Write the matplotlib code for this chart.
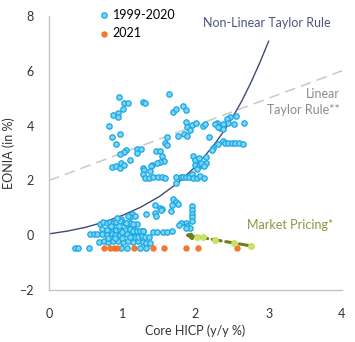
import matplotlib
matplotlib.use("Agg")
import matplotlib.pyplot as plt

plt.rcParams["font.family"] = ["Lato", "DejaVu Sans"]

# 1999-2020: core HICP (x) vs EONIA (y)
hist_x = [
    0.96, 1.02, 1.08, 1.01, 0.88, 0.94, 0.94, 1.29, 1.31, 1.64, 1.70, 1.74, 1.83, 1.87,
    0.82, 0.97, 0.86, 0.92, 1.05, 1.02, 0.97, 0.86, 0.91, 0.97, 0.98, 1.03, 1.10,
    1.20, 1.25, 1.20, 1.61, 1.59, 1.61, 1.76, 1.46, 1.51, 1.55, 1.57, 1.52, 1.47, 1.41,
    1.40, 1.29,
    1.30, 1.38, 1.28, 1.31, 1.37, 1.42, 1.49, 1.54, 1.59, 1.74, 1.73, 1.80, 1.83, 1.87,
    1.91, 1.96, 1.97, 2.02, 2.06, 2.12,
    1.87, 1.95, 2.01, 1.89, 1.93, 1.85, 1.89, 1.97, 1.99, 2.05, 1.99, 2.05, 2.11, 2.13,
    2.18, 2.47, 2.55, 2.43, 2.44, 2.52, 2.38, 2.34, 2.29, 2.27, 2.31, 2.37, 2.66,
    2.37, 2.40, 2.45, 2.50, 2.54, 2.59, 2.65, 2.31, 2.24, 2.22, 2.09, 2.14, 2.02, 2.08,
    2.12, 2.15,
    1.45, 1.52, 1.54, 1.45, 1.46, 1.53, 1.33, 1.70, 1.74, 1.68, 1.76, 1.66, 1.95, 1.96,
    1.96, 1.96, 1.95, 1.87, 1.80, 1.78, 1.89, 1.93, 1.87, 1.13, 1.11, 1.17, 1.20,
    0.95, 0.99, 1.08,
    0.70, 0.74, 0.79, 0.83, 0.88, 0.92, 0.97, 1.04, 1.08,
    0.72, 0.79, 0.86, 0.92, 0.97, 1.04, 1.11, 1.15,
    0.56, 0.61, 0.65, 0.72, 0.79, 0.86, 0.90, 0.97, 1.06, 1.15, 1.24, 1.29, 1.42, 1.47,
    1.56, 1.61, 1.68,
    1.11, 1.15, 1.11, 1.15, 1.20, 1.24, 1.29,
    0.68, 0.75, 0.81, 0.87, 0.94, 1.01, 1.08, 1.15, 1.22, 1.28, 1.33, 1.38,
    1.17, 1.22, 1.27, 1.31, 1.36, 1.11,
    0.36, 0.39, 0.55, 0.99, 1.06, 1.24, 1.33,
    0.85, 0.95, 1.00, 0.90, 1.00, 0.80, 1.05, 0.93,
]
hist_y = [
    5.03, 4.81, 4.84, 4.62, 4.38, 4.45, 4.30, 4.86, 4.81, 5.16, 4.51, 4.59, 4.72, 4.57,
    3.97, 3.68, 3.58, 3.32, 3.12, 3.05, 2.98, 2.49, 2.53, 2.47, 2.63, 2.58, 2.74,
    3.16, 3.16, 2.99, 3.57, 3.36, 3.28, 3.62, 3.08, 3.07, 2.88, 2.72, 2.69, 2.65, 2.57,
    2.53, 2.45,
    2.37, 2.34, 2.24, 2.09, 2.09, 2.14, 2.14, 2.11, 2.08, 2.13, 1.90, 2.13, 2.13, 2.13,
    2.13, 2.25, 2.08, 2.08, 2.16, 2.08,
    4.14, 4.03, 4.08, 3.95, 3.84, 3.71, 3.62, 2.89, 2.74, 2.81, 2.55, 2.53, 3.99, 4.05,
    3.58, 4.31, 4.35, 4.23, 4.08, 4.06, 4.05, 3.93, 4.08, 4.05, 3.95, 3.87, 4.11,
    3.44, 3.35, 3.35, 3.35, 3.37, 3.36, 3.32, 3.32, 3.20, 3.11, 2.57, 2.63, 2.43, 2.65,
    2.51, 2.84,
    1.09, 1.01, 0.95, 0.80, 0.70, 0.92, 0.78, 1.31, 1.22, 1.11, 1.13, 0.89, 1.05, 0.92,
    0.79, 0.67, 0.53, 0.46, 0.44, 0.38, 0.34, 0.26, 0.26, 0.77, 0.68, 0.70, 0.40,
    0.58, 0.58, 0.70,
    0.42, 0.48, 0.45, 0.50, 0.44, 0.47, 0.52, 0.43, 0.40,
    0.22, 0.20, 0.25, 0.18, 0.22, 0.20, 0.24, 0.22,
    0.03, 0.03, 0.03, 0.04, 0.00, 0.04, 0.00, 0.02, 0.03, 0.10, 0.10, 0.16, 0.10, 0.10,
    0.10, 0.12, 0.16,
    0.46, 0.40, 0.22, 0.16, 0.16, 0.16, 0.16,
    -0.25, -0.20, -0.25, -0.20, -0.22, -0.25, -0.20, -0.25, -0.20, -0.25, -0.30, -0.30,
    -0.08, -0.08, -0.03, -0.08, -0.08, -0.08,
    -0.45, -0.45, -0.45, -0.45, -0.45, -0.45, -0.45,
    0.32, 0.35, 0.10, -0.10, -0.10, -0.10, 0.45, 0.62,
]

# 2021
x_2021 = [0.75, 0.84, 0.89, 0.93, 1.16, 1.42, 1.57, 1.87, 2.03, 2.57]
y_2021 = [-0.47, -0.47, -0.47, -0.47, -0.47, -0.47, -0.47, -0.47, -0.47, -0.47]

# market pricing path
mkt_x = [2.76, 2.53, 2.27, 2.10, 2.02]
mkt_y = [-0.39, -0.29, -0.18, -0.08, -0.05]
arrow_end = (1.81, 0.04)

# Taylor rules
nl_x = [0.0, 0.25, 0.5, 0.75, 1.0, 1.25, 1.5, 1.75, 2.0, 2.25, 2.375, 2.5, 2.625, 2.75, 2.875, 3.0]
nl_y = [0.05, 0.15, 0.29, 0.48, 0.72, 1.02, 1.40, 1.89, 2.50, 3.28, 3.75, 4.27, 4.86, 5.53, 6.27, 7.08]
lin_x = [0.0, 4.0]
lin_y = [2.0, 6.0]

fig = plt.figure(figsize=(3.55, 3.42), dpi=100)
ax = fig.add_axes([0.138, 0.152, 0.825, 0.801])

ax.plot(lin_x, lin_y, color="#c8c8c8", lw=1.1, dashes=(7, 4), zorder=1)
ax.plot(nl_x, nl_y, color="#3d4b70", lw=1.0, zorder=2)

ax.scatter(hist_x, hist_y, s=15, color="#7fd3f5", edgecolors="#14a8e6",
           linewidths=0.9, zorder=3, label="1999-2020")
ax.scatter(x_2021, y_2021, s=15, color="#f47a30", edgecolors="#f26a1b",
           linewidths=0.6, zorder=4, label="2021")

ax.annotate("", xy=arrow_end, xytext=(mkt_x[0], mkt_y[0]),
            arrowprops=dict(arrowstyle="-|>", color="#6e7f1c", lw=2.2,
                            linestyle=(0, (3, 1.5)), mutation_scale=9), zorder=5)
ax.scatter(mkt_x, mkt_y, s=20, color="#cde06a", edgecolors="#c4d95a",
           linewidths=0.5, zorder=6)

ax.text(2.98, 7.74, "Non-Linear Taylor Rule", color="#4a5680", fontsize=9,
        ha="center", va="center")
ax.text(3.97, 4.87, "Linear\nTaylor Rule**", color="#8f8a88", fontsize=9,
        ha="right", va="center", linespacing=1.35)
ax.text(3.29, 0.36, "Market Pricing*", color="#8a9640", fontsize=9,
        ha="center", va="center")

ax.set_xlim(0, 4)
ax.set_ylim(-2, 8)
ax.set_xticks([0, 1, 2, 3, 4])
ax.set_yticks([-2, 0, 2, 4, 6, 8])
ax.tick_params(length=0, labelsize=9, colors="#333333", pad=13)
ax.tick_params(axis="y", pad=11)
for side in ["top", "right"]:
    ax.spines[side].set_visible(False)
for side in ["left", "bottom"]:
    ax.spines[side].set_color("#c4c4c4")
    ax.spines[side].set_linewidth(1.0)

ax.set_xlabel("Core HICP (y/y %)", fontsize=9, color="#333333", labelpad=3)
ax.set_ylabel("EONIA (in %)", fontsize=9, color="#333333", labelpad=3)

ax.legend(loc="upper left", bbox_to_anchor=(0.145, 1.045), frameon=False,
          fontsize=9, handletextpad=0.1, labelspacing=0.5, borderaxespad=0,
          handlelength=1.2)

fig.savefig("out.png", dpi=100)
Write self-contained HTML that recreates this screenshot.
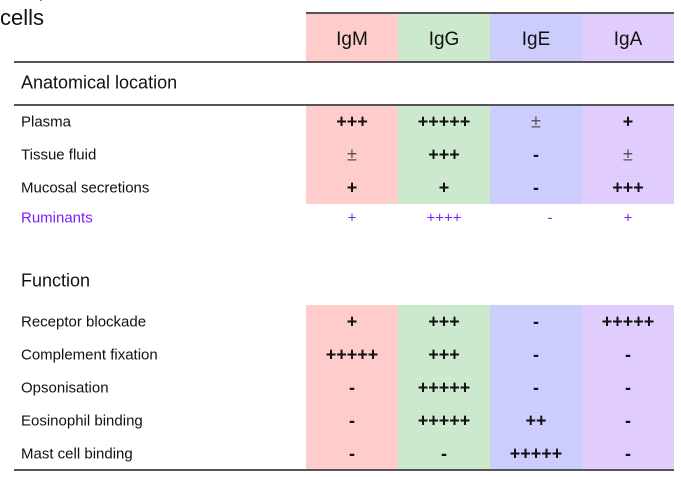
<!DOCTYPE html>
<html><head><meta charset="utf-8"><style>
body{margin:0;width:681px;height:477px;background:#fff;position:relative;overflow:hidden;font-family:"Liberation Sans",sans-serif;color:#111}
.a{position:absolute}
.col{position:absolute;width:92px}
.t{position:absolute;font-size:15px;white-space:nowrap;transform:translateY(-50%)}
.c{position:absolute;width:92px;text-align:center;font-size:18px;font-weight:bold;transform:translateY(-50%)}
.line{position:absolute;height:1.5px;background:#555}
.h{position:absolute;width:92px;text-align:center;font-size:19px;transform:translateY(-50%)}
.p{color:#7a1fff;font-weight:normal;font-size:15px}
.pm{font-weight:normal;color:#555}
</style></head><body>
<div class="a" style="left:0;top:5px;font-size:22px;">cells</div>
<div class="a" style="left:38px;top:-22px;font-size:22px;">,</div>

<div class="col" style="left:306px;top:13px;height:48px;background:#ffcccc"></div>
<div class="col" style="left:398px;top:13px;height:48px;background:#cde9cd"></div>
<div class="col" style="left:490px;top:13px;height:48px;background:#ccccfd"></div>
<div class="col" style="left:582px;top:13px;height:48px;background:#e0ccfd"></div>

<div class="col" style="left:306px;top:104px;height:100px;background:#ffcccc"></div>
<div class="col" style="left:398px;top:104px;height:100px;background:#cde9cd"></div>
<div class="col" style="left:490px;top:104px;height:100px;background:#ccccfd"></div>
<div class="col" style="left:582px;top:104px;height:100px;background:#e0ccfd"></div>

<div class="col" style="left:306px;top:305px;height:165px;background:#ffcccc"></div>
<div class="col" style="left:398px;top:305px;height:165px;background:#cde9cd"></div>
<div class="col" style="left:490px;top:305px;height:165px;background:#ccccfd"></div>
<div class="col" style="left:582px;top:305px;height:165px;background:#e0ccfd"></div>

<div class="line" style="left:306px;width:368px;top:12px"></div>
<div class="line" style="left:14px;width:660px;top:61px"></div>
<div class="line" style="left:14px;width:660px;top:104px"></div>
<div class="line" style="left:14px;width:660px;top:469px"></div>

<div class="h" style="left:306px;top:40px">IgM</div>
<div class="h" style="left:398px;top:40px">IgG</div>
<div class="h" style="left:490px;top:40px">IgE</div>
<div class="h" style="left:582px;top:40px">IgA</div>

<div class="t" style="left:21px;top:83px;font-size:18px">Anatomical location</div>
<div class="t" style="left:21px;top:281px;font-size:18px">Function</div>

<div class="t" style="left:21px;top:122px">Plasma</div>
<div class="c" style="left:306px;top:122px">+++</div><div class="c" style="left:398px;top:122px">+++++</div><div class="c pm" style="left:490px;top:122px">±</div><div class="c" style="left:582px;top:122px">+</div>
<div class="t" style="left:21px;top:155px">Tissue fluid</div>
<div class="c pm" style="left:306px;top:155px">±</div><div class="c" style="left:398px;top:155px">+++</div><div class="c" style="left:490px;top:155px">-</div><div class="c pm" style="left:582px;top:155px">±</div>
<div class="t" style="left:21px;top:188px">Mucosal secretions</div>
<div class="c" style="left:306px;top:188px">+</div><div class="c" style="left:398px;top:188px">+</div><div class="c" style="left:490px;top:188px">-</div><div class="c" style="left:582px;top:188px">+++</div>
<div class="t" style="left:21px;top:218px;color:#7a1fff">Ruminants</div>
<div class="c p" style="left:306px;top:218px">+</div><div class="c p" style="left:398px;top:218px">++++</div><div class="c p" style="left:504px;top:218px">-</div><div class="c p" style="left:582px;top:218px">+</div>

<div class="t" style="left:21px;top:322px">Receptor blockade</div>
<div class="c" style="left:306px;top:322px">+</div><div class="c" style="left:398px;top:322px">+++</div><div class="c" style="left:490px;top:322px">-</div><div class="c" style="left:582px;top:322px">+++++</div>
<div class="t" style="left:21px;top:355px">Complement fixation</div>
<div class="c" style="left:306px;top:355px">+++++</div><div class="c" style="left:398px;top:355px">+++</div><div class="c" style="left:490px;top:355px">-</div><div class="c" style="left:582px;top:355px">-</div>
<div class="t" style="left:21px;top:388px">Opsonisation</div>
<div class="c" style="left:306px;top:388px">-</div><div class="c" style="left:398px;top:388px">+++++</div><div class="c" style="left:490px;top:388px">-</div><div class="c" style="left:582px;top:388px">-</div>
<div class="t" style="left:21px;top:421px">Eosinophil binding</div>
<div class="c" style="left:306px;top:421px">-</div><div class="c" style="left:398px;top:421px">+++++</div><div class="c" style="left:490px;top:421px">++</div><div class="c" style="left:582px;top:421px">-</div>
<div class="t" style="left:21px;top:454px">Mast cell binding</div>
<div class="c" style="left:306px;top:454px">-</div><div class="c" style="left:398px;top:454px">-</div><div class="c" style="left:490px;top:454px">+++++</div><div class="c" style="left:582px;top:454px">-</div>
</body></html>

# # # # # # #

» **EXERCISE DETAILS**: Identify each line holding the string "Write", and copy it out.

» **TASK ANSWER**:
Write the matplotlib code for this chart.
Write self-contained HTML that recreates this screenshot.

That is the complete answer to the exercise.